LIFE DURING WARTIME picks up 12 years later in 2010, with Bill (played now by a very scary Ciaran Hinds) just getting out of jail. Everything is hunky dory with Trish (Allison Janney), who has just fallen in love and freely doles out relationship advice to Joy (Shirley Henderson), who’s having problems with her husband, a rehabilitated ex-con falling back into drugs and past perversions of a similar nature to Hoffman’s character. Joy is also visited by her dead boyfriend (Paul Reubens), the John Lovitz character from HAPPINESS, who is at first pathetically lonesome for her and then cursing her belligerently, both of which she endures with a patience born of her own desperation and self depreciation.
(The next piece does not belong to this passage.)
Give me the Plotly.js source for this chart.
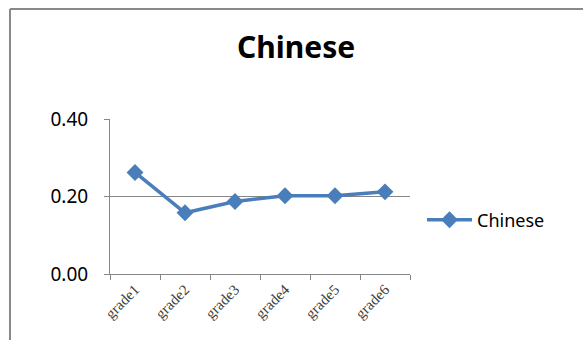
<!DOCTYPE html>
<html>
<head>
<meta charset="utf-8">
<script src="https://cdn.plot.ly/plotly-3.0.1.min.js"></script>
<style>
html,body{margin:0;padding:0;background:#fff;}
#chart{width:583px;height:340px;}
</style>
</head>
<body>
<div id="chart"></div>
<script>
const categories = ["grade1","grade2","grade3","grade4","grade5","grade6"];
const chineseValues = [0.262, 0.158, 0.187, 0.202, 0.202, 0.212];
const yTickValues = [0, 0.2, 0.4];
const seriesName = "Chinese";
const chartTitle = "Chinese";

const L = 110, R = 173, T = 119, B = 66;
const W = 583, H = 340;
const pw = W - L - R, ph = H - T - B;
const bx = (10 - L) / pw;
const by = (H - B - 9) / ph;

const trace = {
  x: categories,
  y: chineseValues,
  name: seriesName,
  type: "scatter",
  mode: "lines+markers",
  line: {color: "#4a7ebb", width: 3.5},
  marker: {symbol: "diamond", size: 13, color: "#4a7ebb"}
};

const layout = {
  width: W, height: H,
  margin: {l: L, r: R, t: T, b: B, pad: 0},
  paper_bgcolor: "#ffffff",
  plot_bgcolor: "#ffffff",
  title: {
    text: "<b>" + chartTitle + "</b>",
    font: {family: "Noto Sans", size: 30, color: "#000000"},
    x: 0.508, xanchor: "center",
    y: 1 - 47/H, yanchor: "middle"
  },
  showlegend: true,
  legend: {
    x: (422 - L) / pw, xanchor: "left",
    y: (H - B - 220) / ph, yanchor: "middle",
    font: {family: "Noto Sans", size: 18, color: "#000000"},
    bgcolor: "rgba(0,0,0,0)",
    itemwidth: 45
  },
  xaxis: {
    type: "category",
    showline: true, linecolor: "#868686", linewidth: 1,
    ticks: "outside", tickson: "boundaries", ticklen: 5, tickcolor: "#868686",
    showgrid: false,
    tickangle: -45,
    tickfont: {family: "Liberation Serif", size: 15, color: "#404040"},
    range: [-0.5, 5.5],
    fixedrange: true
  },
  yaxis: {
    range: [0, 0.4],
    tickvals: yTickValues,
    tickformat: ".2f",
    showline: true, linecolor: "#868686", linewidth: 1,
    ticks: "outside", ticklen: 5, tickcolor: "#868686",
    showgrid: true, gridcolor: "#868686", gridwidth: 1,
    zeroline: false,
    tickfont: {family: "Noto Sans", size: 19, color: "#000000"},
    ticklabelstandoff: 12,
    fixedrange: true
  },
  shapes: [
    {type: "line", xref: "paper", yref: "paper", x0: bx, x1: bx, y0: -2, y1: by,
     line: {color: "#898989", width: 2}},
    {type: "line", xref: "paper", yref: "paper", x0: bx, x1: 3, y0: by, y1: by,
     line: {color: "#898989", width: 2}}
  ]
};

Plotly.newPlot("chart", [trace], layout, {displayModeBar: false, staticPlot: true});
</script>
</body>
</html>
Aside from the fact that this set up too closely mirrors Solondz’s mildly interesting effort in PALINDROMES to play the same character with multiple actors, LIFE DURING WARTIME simply lacks the vitality of HAPPINESS and comes off instead as a lifeless copycat. Where HAPPINESS succeeds at the potential cliche of playing out unspoken perversions with overt stereotypes, LIFE DURING WARTIME can’t seem to decide whether it wants to mimic that or be a serious drama. So we get both, which makes for pacing so unbalanced we lose hold of what Solondz is trying to do. But just what is he trying to do? What is the point of showing these characters again? Sadly, the truth is that they’e just not as interesting as they were 12 years ago.